Témoignage d’un Français présent ces derniers jours à Kiev dans le cadre d’un déplacement professionnel. Il décrit l’atmosphère et l’ambiance qui y règne alors que depuis deux jours, des combats très violents ont lieu autour de la Place Maïdan, haut lieu du rassemblement des anti-Ianoukovitch.
Je ne suis pas à Kiev pour participer à une révolution. Je suis ici parce que je suis directeur technique d’une start-up technologique basée à Londres et nous avons une équipe de développement en Ukraine.
Nous avons beaucoup de plans pour 2014 et cela faisait un certain temps qu’on envisageait de venir passer un semaine à Kiev pour une grosse session de design avec les développeurs. Le climat politique nous avait fait hésiter et la semaine dernière on a finalement décidé que c’était maintenant ou jamais donc j’ai pris mes billets et je suis arrivé dimanche soir.
La journée de lundi s’est passé sans problèmes. On est même allé faire un tour sur la place Maidan Nezalezhnosti (NDLR : la place de l’Indépendance à Kiev) pour voir le camp des manifestants : des tentes chauffées par des poêles à bois entourées de barricades. Impressionnant mais pas dangereux.
Mardi ça s’est gâté : mes collègues ont reçu des coups de fils et on est sortis du bureau en milieu d’après-midi pour se regrouper à mon hôtel de l’autre côté de la colline où est perché le monastère St Michel, en bas du funiculaire. Les autorités ont fermé le métro et l’hôtel a décidé de fermer son restaurant tôt pour laisser le temps à leurs employées de jour de rentrer chez eux.
Mercredi, on a passé la journée dans l’hôtel en se demandant comment ça allait évoluer. La rue qui normalement est très passante était quasiment vide : très peu de gens sont allés travailler.
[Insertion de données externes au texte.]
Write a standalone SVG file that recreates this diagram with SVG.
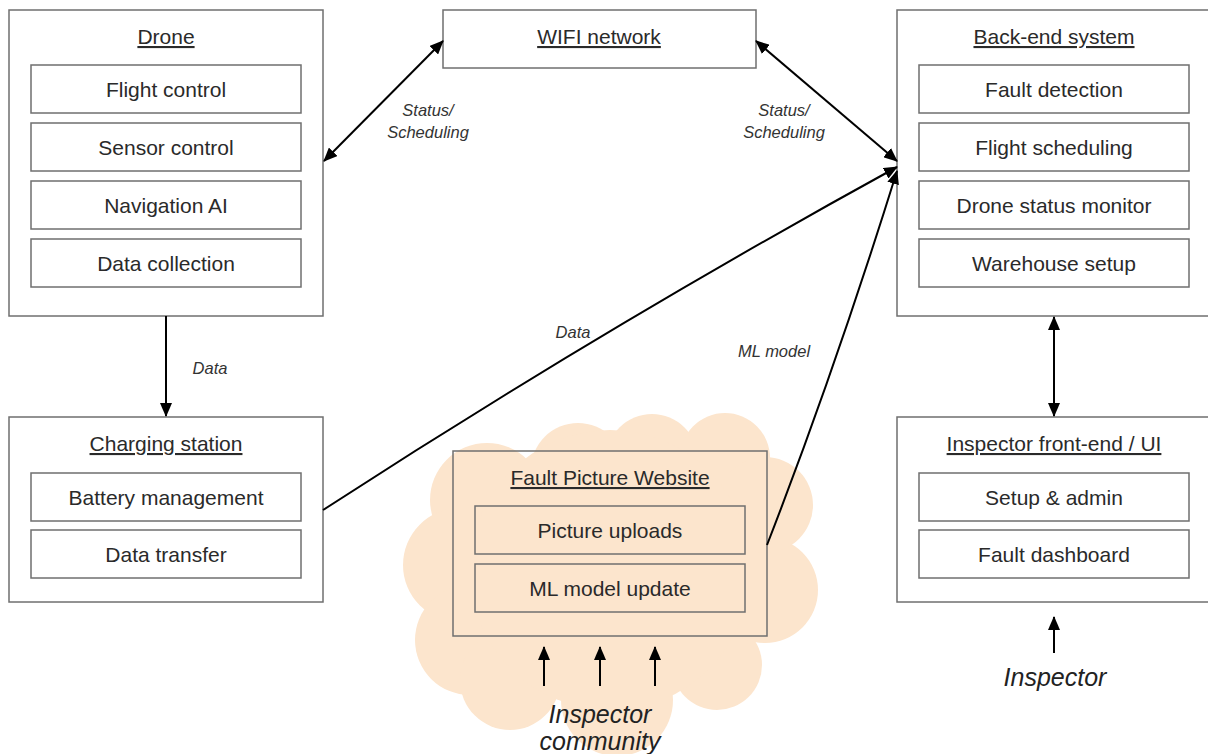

La tension était palpable mais on était en zone calme donc ça allait.
Ce matin, ça a plutôt bien commencé. Mais, vers 9h30, les infos se sont gâtées. On a commencé à voir des gens revenir du centre ville en groupes. Les employées de l’hôtel étaient très tendus. Ne parlant pas ukrainien ou russe, ma seule source d’info était l’internet et quelques commentaires en anglais, jusqu’à ce que mon chef d’équipe n’arrive et m’explique. Il a été direct et m’a dit « fais le check out, on va chez moi en banlieue et tu dors chez moi ce soir, c’est plus sûr ». Donc depuis cet après-midi, je suis dans la banlieue de Kiev, dans un endroit tranquille. La prochaine étape est demain, savoir si l’aéroport sera toujours ouvert et si mon avion partira. Il y a aussi des rumeurs selon lesquelles le métro devrait ouvrir de nouveau, ce qui serait une bonne nouvelle.
En discutant avec mes collègues, il est évident qu’ils préfèrent se rapprocher de l’Union européenne plutôt que de la Russie. C’est peut-être spécifique aux gens qui travaillent dans l’informatique vu que Kiev et l’Ukraine en général a un marché florissant dans les services informatiques.
Mais de façon plus primordiale, ce qu’ils veulent c’est revenir à la Constitution de 2005. Quand l’Ukraine est devenue indépendante en 1996, une première Constitution a été créée, donnant beaucoup de pouvoirs au président. Cette Constitution à été modifiée en 2005 pour une version avec un équilibre du pouvoir entre le président et le parlement. Peu après son élection, le président Ianoukovitch a fait annuler cette constitution pour revenir à la version de 1996, lui octroyant ainsi plus de pouvoirs. Pour les ukrainiens, il s’agit d’un retour en arrière qui va à l’encontre de leurs libertés.
Je fais partie des chanceux : si tout va bien, je serai de retour à Londres demain soir. Mes collègues et les employés de l’hôtel où j’ai passé la semaine ont tous été extrêmement calmes et candides même quand ils n’en menaient pas large mais pour eux, c’est loin d’être fini.